Edit: Well, I guess it would also be nice if it didn't require special treatment at compile time vs. other packages.

aufkrawall commented 5 years ago

@JacekDanecki Is it expected to have two CPU threads being fully utilized while Luxmark runs on the IGP? There is 12.25% total load by the luxmark process itself and another 12.25% not linked to any process.

When I run Luxmark on Polaris via ROCm, there is just ~1% CPU load.

dbermond commented 5 years ago

Glad to see that there is progress :)

@aufkrawall But shipping packages with Debug build type would not be suitable for the Arch repository :-/

patrolez commented 5 years ago

This is not only an issue related to Arch.

I am experiencing the same issue with binaries shipped by LuxMark (3.1 and 4.x) and Ubuntu Bionic with intel-opencl-icd package installed from ppa:intel-opencl/intel-opencl.

I would say if Debug release is performing well, so there are bugs related to optimizations steps during compilation/linking/LLVM translation or somewhere else.

I was using once downloaded LuxMark 3.1 for some time, and with some point in time, with some intel package update this free(): invalid pointer started to appear, while it was working correctly for great amount of time on my Intel hardware.

aufkrawall commented 5 years ago

@dbermond I can confirm that it works with the packages rolled out by you in Arch testing repo. :+1:

dbermond commented 5 years ago

@aufkrawall You're really fast! Thank you for testing it and confirming that it works for you. :)

dbermond commented 5 years ago

As Jacek discovered, the issue was tracked down to be caused by the compiler optimization flag in spirv-llvm-translator. It works with -O0, and the crash happens with -O3 and -O2. This is something that should be fixed upstream by spirv-llvm-translator (Khronos), because it should work regardless of the optimization level, specially with -O2 that is generally considered safe.

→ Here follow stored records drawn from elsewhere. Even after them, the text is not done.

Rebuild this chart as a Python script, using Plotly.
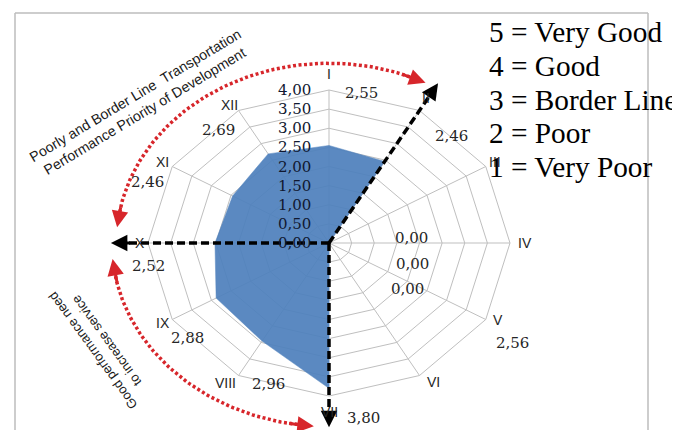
import numpy as np
import plotly.graph_objects as go

# ---------------- data ----------------
categories = ["I", "II", "III", "IV", "V", "VI", "VII", "VIII", "IX", "X", "XI", "XII"]
values = [2.55, 2.46, 0.00, 0.00, 0.00, 0.00, 3.80, 2.96, 2.88, 2.52, 2.46, 2.69]
score_labels = ["2,55", "2,46", "", "", "2,56", "", "3,80", "2,96", "2,88", "2,52", "2,46", "2,69"]
zero_label_categories = ["III", "IV", "V"]
zero_labels = ["0,00", "0,00", "0,00"]
tick_values = [0.0, 0.5, 1.0, 1.5, 2.0, 2.5, 3.0, 3.5, 4.0]
tick_labels = ["0,00", "0,50", "1,00", "1,50", "2,00", "2,50", "3,00", "3,50", "4,00"]
legend_lines = ["5 = Very Good", "4 = Good", "3 = Border Line", "2 = Poor", "1 = Very Poor"]
top_note = "Poorly and Border Line  Transportation<br>Performance Priority of Development"
bottom_note = "Good performance need<br>to increase service"
priority_axes = ["II", "X", "VII"]

# ---------------- layout constants ----------------
W, H = 680, 430
CX, CY = 321, 235          # chart centre in px
SX, SY = 45.25, 38.25      # px per unit horizontally / vertically
R_MAX = 4.0
R_LABEL = 4.42
R_ARROW = 4.82
BLUE = "#4F81BD"
RED = "#D7262B"
GRID = "#BFBFBF"

n = len(categories)
ang = np.deg2rad(np.arange(n) * 360.0 / n)


def pol(r, a_rad):
    return r * np.sin(a_rad), r * np.cos(a_rad)


def px(xp, yp):
    return xp / W, 1 - yp / H


fig = go.Figure()

# grid rings
gx, gy = [], []
for t in tick_values[1:]:
    x, y = pol(t, np.append(ang, ang[0]))
    gx += list(x) + [None]
    gy += list(y) + [None]
fig.add_trace(go.Scatter(x=gx, y=gy, mode="lines", line=dict(color=GRID, width=1),
                         hoverinfo="skip", showlegend=False))
# spokes
sx_, sy_ = [], []
for a in ang:
    x, y = pol(R_MAX, a)
    sx_ += [0, x, None]
    sy_ += [0, y, None]
fig.add_trace(go.Scatter(x=sx_, y=sy_, mode="lines", line=dict(color=GRID, width=1),
                         hoverinfo="skip", showlegend=False))

# data fill
v = np.array(values)
fx, fy = pol(np.append(v, v[0]), np.append(ang, ang[0]))
fig.add_trace(go.Scatter(x=fx, y=fy, mode="lines", fill="toself", fillcolor=BLUE,
                         line=dict(color=BLUE, width=0.5), opacity=0.93,
                         name="Score", showlegend=False))

# red dotted arcs (top and bottom)
arcs = [(-82, 24, 4.70), (263, 186, 4.80)]
for a0, a1, r in arcs:
    aa = np.deg2rad(np.linspace(a0, a1, 80))
    x, y = pol(r, aa)
    fig.add_trace(go.Scatter(x=x, y=y, mode="lines",
                             line=dict(color=RED, width=3.5, dash="3px,2.5px"),
                             hoverinfo="skip", showlegend=False))

# black dashed priority arrows
for c in priority_axes:
    a = ang[categories.index(c)]
    x, y = pol(np.array([0, R_ARROW - 0.3]), a)
    fig.add_trace(go.Scatter(x=x, y=y, mode="lines",
                             line=dict(color="black", width=3.5, dash="8px,4px"),
                             hoverinfo="skip", showlegend=False))

annotations = []
for c in priority_axes:
    a = ang[categories.index(c)]
    tx, ty = pol(R_ARROW, a)
    bx, by = pol(R_ARROW - 0.45, a)
    annotations.append(dict(x=tx, y=ty, ax=bx, ay=by, xref="x", yref="y", axref="x", ayref="y",
                            text="", showarrow=True, arrowhead=2, arrowsize=1.1,
                            arrowwidth=3, arrowcolor="black", standoff=0))

# red arrowheads on arc ends
red_heads = [(-85, -78, 4.70), (27, 20, 4.70), (265, 257, 4.80), (184, 191, 4.80)]
for a_tip, a_back, r in red_heads:
    tx, ty = pol(r, np.deg2rad(a_tip))
    bx, by = pol(r, np.deg2rad(a_back))
    annotations.append(dict(x=tx, y=ty, ax=bx, ay=by, xref="x", yref="y", axref="x", ayref="y",
                            text="", showarrow=True, arrowhead=2, arrowsize=1.1,
                            arrowwidth=3, arrowcolor=RED, standoff=0))

# radial tick labels along axis I
for t, lab in zip(tick_values, tick_labels):
    annotations.append(dict(x=0, y=t, xref="x", yref="y", text=lab, showarrow=False,
                            xanchor="right", yanchor="middle", xshift=-16,
                            font=dict(family="DejaVu Serif", size=15, color="#101830")))

# category labels
cat_nudge = [(0, 0), (-3, 1), (-7, 4), (-4, 0), (-4, -8), (4, -7),
             (0, 0), (-4, -6), (7, -5), (11, 0), (7, 4), (0, 8)]
score_off = [(32, 19), (22, 39), (0, 0), (0, 0), (10, 15), (0, 0),
             (34, 6), (39, -5), (32, 10), (19, 23), (-8, 24), (-11, 33)]
for i, c in enumerate(categories):
    x, y = pol(R_LABEL, ang[i])
    dx, dy = cat_nudge[i]
    annotations.append(dict(x=x, y=y, xref="x", yref="y", text=c, showarrow=False,
                            xanchor="center", yanchor="middle",
                            xshift=dx, yshift=-dy,
                            font=dict(family="Liberation Sans", size=14, color="#262626")))
    if score_labels[i]:
        ox, oy = score_off[i]
        annotations.append(dict(x=x, y=y, xref="x", yref="y", text=score_labels[i],
                                showarrow=False, xanchor="center", yanchor="middle",
                                xshift=ox, yshift=-oy,
                                font=dict(family="DejaVu Serif", size=15, color="#262626")))

# zero-value data labels
zero_shift = [(82, -5), (83, 21), (78, 46)]
for lab, (ox, oy) in zip(zero_labels, zero_shift):
    annotations.append(dict(x=0, y=0, xref="x", yref="y", text=lab, showarrow=False,
                            xanchor="center", yanchor="middle",
                            xshift=ox, yshift=-oy,
                            font=dict(family="DejaVu Serif", size=15, color="#262626")))

# legend of score meaning
for k, line in enumerate(legend_lines):
    xp, yp = px(479, 33 + k * 33.8)
    annotations.append(dict(x=xp, y=yp, xref="paper", yref="paper", text=line,
                            showarrow=False, xanchor="left", yanchor="middle", yshift=9,
                            font=dict(family="Liberation Serif", size=29.3, color="black")))

# rotated notes
xp, yp = px(132, 95)
annotations.append(dict(x=xp, y=yp, xref="paper", yref="paper", text=top_note,
                        showarrow=False, textangle=-31, xanchor="center", yanchor="middle",
                        font=dict(family="Liberation Sans", size=14.2, color="#1a1a1a")))
xp, yp = px(92, 338)
annotations.append(dict(x=xp, y=yp, xref="paper", yref="paper", text=bottom_note,
                        showarrow=False, textangle=-126, xanchor="center", yanchor="middle",
                        font=dict(family="Liberation Sans", size=13, color="#1a1a1a")))

# frame
frame_col = "#BDBDBD"
shapes = [
    dict(type="line", xref="paper", yref="paper", x0=7 / W, x1=7 / W, y0=0, y1=1 - 5 / H,
         line=dict(color=frame_col, width=1.5)),
    dict(type="line", xref="paper", yref="paper", x0=7 / W, x1=640 / W, y0=1 - 5 / H, y1=1 - 5 / H,
         line=dict(color=frame_col, width=1.5)),
    dict(type="line", xref="paper", yref="paper", x0=640 / W, x1=640 / W, y0=0, y1=1 - 5 / H,
         line=dict(color=frame_col, width=1.5)),
]

fig.update_layout(
    width=W, height=H,
    margin=dict(l=0, r=0, t=0, b=0),
    paper_bgcolor="white", plot_bgcolor="white",
    xaxis=dict(range=[-CX / SX, (W - CX) / SX], visible=False, fixedrange=True),
    yaxis=dict(range=[-(H - CY) / SY, CY / SY], visible=False, fixedrange=True),
    annotations=annotations,
    shapes=shapes,
    showlegend=False,
)

fig.write_html("out.html")
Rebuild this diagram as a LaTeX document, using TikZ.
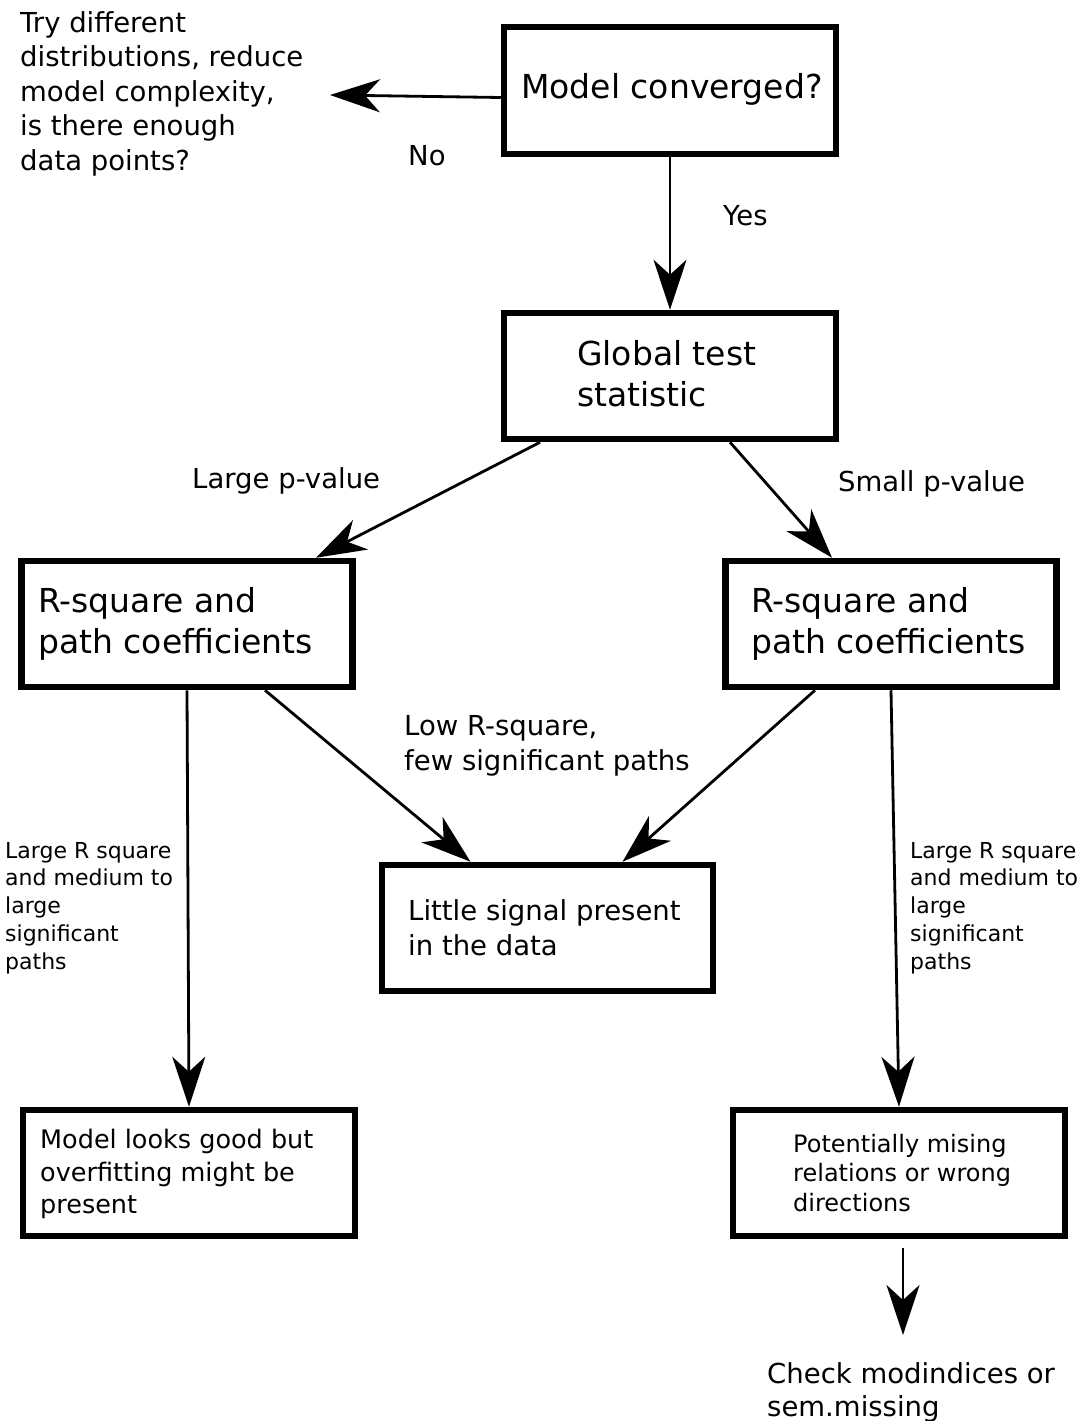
\documentclass[tikz,border=0pt]{standalone}
\usepackage{fontspec}
\setmainfont{DejaVu Sans}
\usetikzlibrary{arrows.meta}
\begin{document}
\begin{tikzpicture}[x=1pt,y=-1pt,
  box/.style={draw, line width=6.5pt, rectangle, inner sep=0pt, minimum width=332pt, minimum height=126pt},
  txt/.style={anchor=north west, inner sep=0pt, align=left},
  txtbig/.style={txt, font=\fontsize{33pt}{41pt}\selectfont},
  txtmid/.style={txt, font=\fontsize{27.5pt}{35pt}\selectfont},
  txttry/.style={txt, font=\fontsize{27.5pt}{34.6pt}\selectfont},
  txtchk/.style={txt, font=\fontsize{27.5pt}{33pt}\selectfont},
  txtlab/.style={txt, font=\fontsize{27.5pt}{33pt}\selectfont},
  txtsmall/.style={txt, font=\fontsize{22pt}{27.7pt}\selectfont},
  txtlooks/.style={txt, font=\fontsize{25.5pt}{32.5pt}\selectfont},
  txtpot/.style={txt, font=\fontsize{24pt}{29.5pt}\selectfont},
  arr/.style={line width=2.8pt, -{Stealth[length=50pt,width=33pt,inset=15pt]}},
]
\useasboundingbox (0,0) rectangle (1084,1421);

% boxes
\node[box, minimum height=127pt] (conv) at (670,90.5) {};
\node[box] (glob) at (670,376) {};
\node[box, minimum width=331pt] (lr) at (187,624) {};
\node[box, minimum width=331pt] (rr) at (891,624) {};
\node[box, minimum width=331pt, minimum height=126pt] (little) at (547.5,928) {};
\node[box, minimum height=126pt] (looks) at (189,1173) {};
\node[box, minimum height=126pt] (pot) at (899,1173) {};

% box texts
\node[txtbig] (tconv) at (521,73) {Model converged?};
\node[txtbig] (tglob) at (577,340) {Global test\\statistic};
\node[txtbig] (tlr) at (38,587) {R-square and\\path coefficients};
\node[txtbig] (trr) at (751,587) {R-square and\\path coefficients};
\node[txtmid] (tlittle) at (408,899) {Little signal present\\in the data};
\node[txtlooks] (tlooks) at (40,1129) {Model looks good but\\overfitting might be\\present};
\node[txtpot] (tpot) at (793,1134) {Potentially mising\\relations or wrong\\directions};

% free texts and labels
\node[txttry] (ttry) at (20,11) {Try different\\distributions, reduce\\model complexity,\\is there enough\\data points?};
\node[txtlab] (lno) at (408,145) {No};
\node[txtlab] (lyes) at (723,205) {Yes};
\node[txtlab] (llarge) at (192,467) {Large p-value};
\node[txtlab] (lsmall) at (838,470) {Small p-value};
\node[txtmid] (llow) at (404,715) {Low R-square,\\few significant paths};
\node[txtsmall] (lleft) at (5,842) {Large R square\\and medium to\\large\\significant\\paths};
\node[txtsmall] (lright) at (910,842) {Large R square\\and medium to\\large\\significant\\paths};
\node[txtchk] (tcheck) at (767,1362) {Check modindices or\\sem.missing};

% connectors
\coordinate (notip) at (330,95);
\draw[arr] ([yshift=-7pt]conv.west) -- (notip);
\draw[arr] (conv.south) -- (glob.north);
\draw[arr] ([xshift=-130pt]glob.south) -- ([xshift=129pt]lr.north);
\draw[arr] ([xshift=60pt]glob.south) -- ([xshift=-59pt]rr.north);
\draw[arr] ([xshift=78pt]lr.south) -- ([xshift=-77pt]little.north);
\draw[arr] ([xshift=-76pt]rr.south) -- ([xshift=75pt]little.north);
\draw[arr] (lr.south) -- (looks.north);
\draw[arr] (rr.south) -- (pot.north);
\coordinate (potout) at (903,1248);
\coordinate (checktip) at (903,1335);
\draw[arr] (potout) -- (checktip);
\end{tikzpicture}
\end{document}
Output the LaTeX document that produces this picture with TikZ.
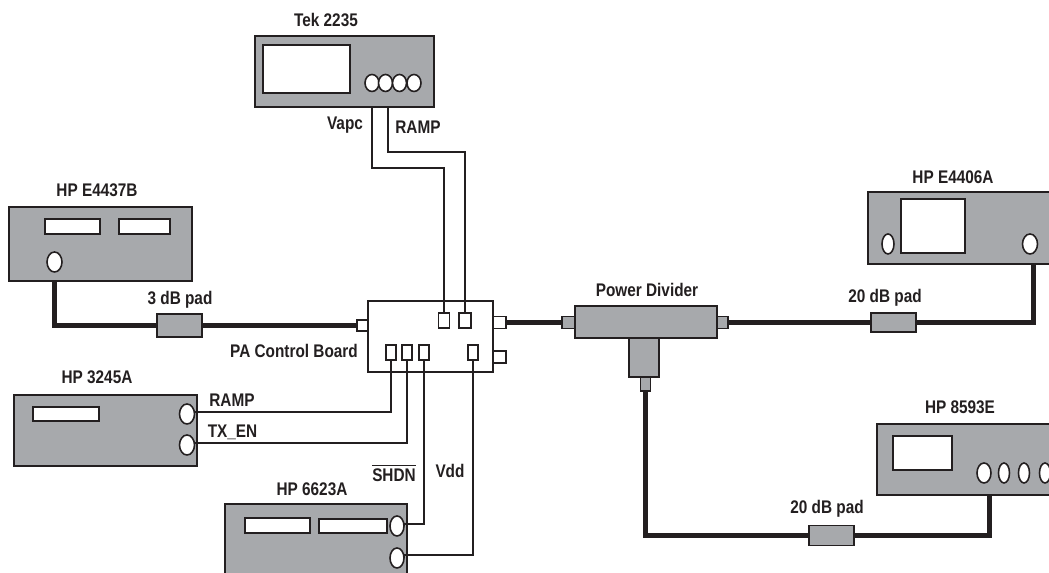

I think this issue should be moved to spirv-llvm-translator for a proper upstream fix.

JacekDanecki commented 5 years ago

@patrolez On my two setups with Ubuntu 18.04 I've installed Luxmark 3.1 and intel-opencl-icd 19.44.14658-1~ppa1~bionic (with all dependencies), and on first setup Luxmark works fine, but on another there is abort. I need to find differences between these setups.

aufkrawall commented 5 years ago

@dbermond Thanks for rolling out fixed packages in stable repo. Have you noticed that intel-compute-runtime requires a recompile?

dbermond commented 5 years ago

@aufkrawall Thanks for your feedback. I'm just uploading new version of neo rebuilt against latest igc. You're really fast as always ;)

I've also switched spirv-llvm-translator to use the shared library.

aufkrawall commented 5 years ago

Thanks, it simply works now.

JacekDanecki commented 5 years ago

@patrolez I've found difference on my Ubuntu setups. On setup where Luxmark did not work, I'd installed gcc-9 with library libstdc++.so.6.0.28 from http://ppa.launchpad.net/ubuntu-toolchain-r/test/ubuntu. When I downgraded libstdc++6, so it provided libstdc++.so.6.0.25, Luxmark started to work.

As I can see in Arch in package gcc-libs 9.2.0-2 there is libstdc++.so.6.0.27. It'd interested to check whether under Arch with older libstdc++ library Luxmark works with spirv-llvm-translator compiled with optimization enabled.

Luxmark works Under Ubuntu 19.10 (containing libstdc++.so.6.0.28) with Neo packages from ppa. As I can see in the build log spirv-llvm-translator was compiled with -O3 parameter. I'm building IGC components using llvm/clang sources on launchpad.

patrolez commented 5 years ago

@patrolez I've found difference on my Ubuntu setups. On setup where Luxmark did not work, I'd installed gcc-9 with library libstdc++.so.6.0.28 from http://ppa.launchpad.net/ubuntu-toolchain-r/test/ubuntu. When I downgraded libstdc++6, so it provided libstdc++.so.6.0.25, Luxmark started to work.

@JacekDanecki: I have just followed what you have mentioned over there and I can confirm, that downgrading libstdc++6 made LuxMark working on my machine too without touching another packages. I am using that toolchain :+1: (Or since now "will use on demand" :P)

Nice! :1st_place_medal:

JacekDanecki commented 4 years ago

Closing issue here, as it looks like problem with spirv-llvm-translator, not Neo itself.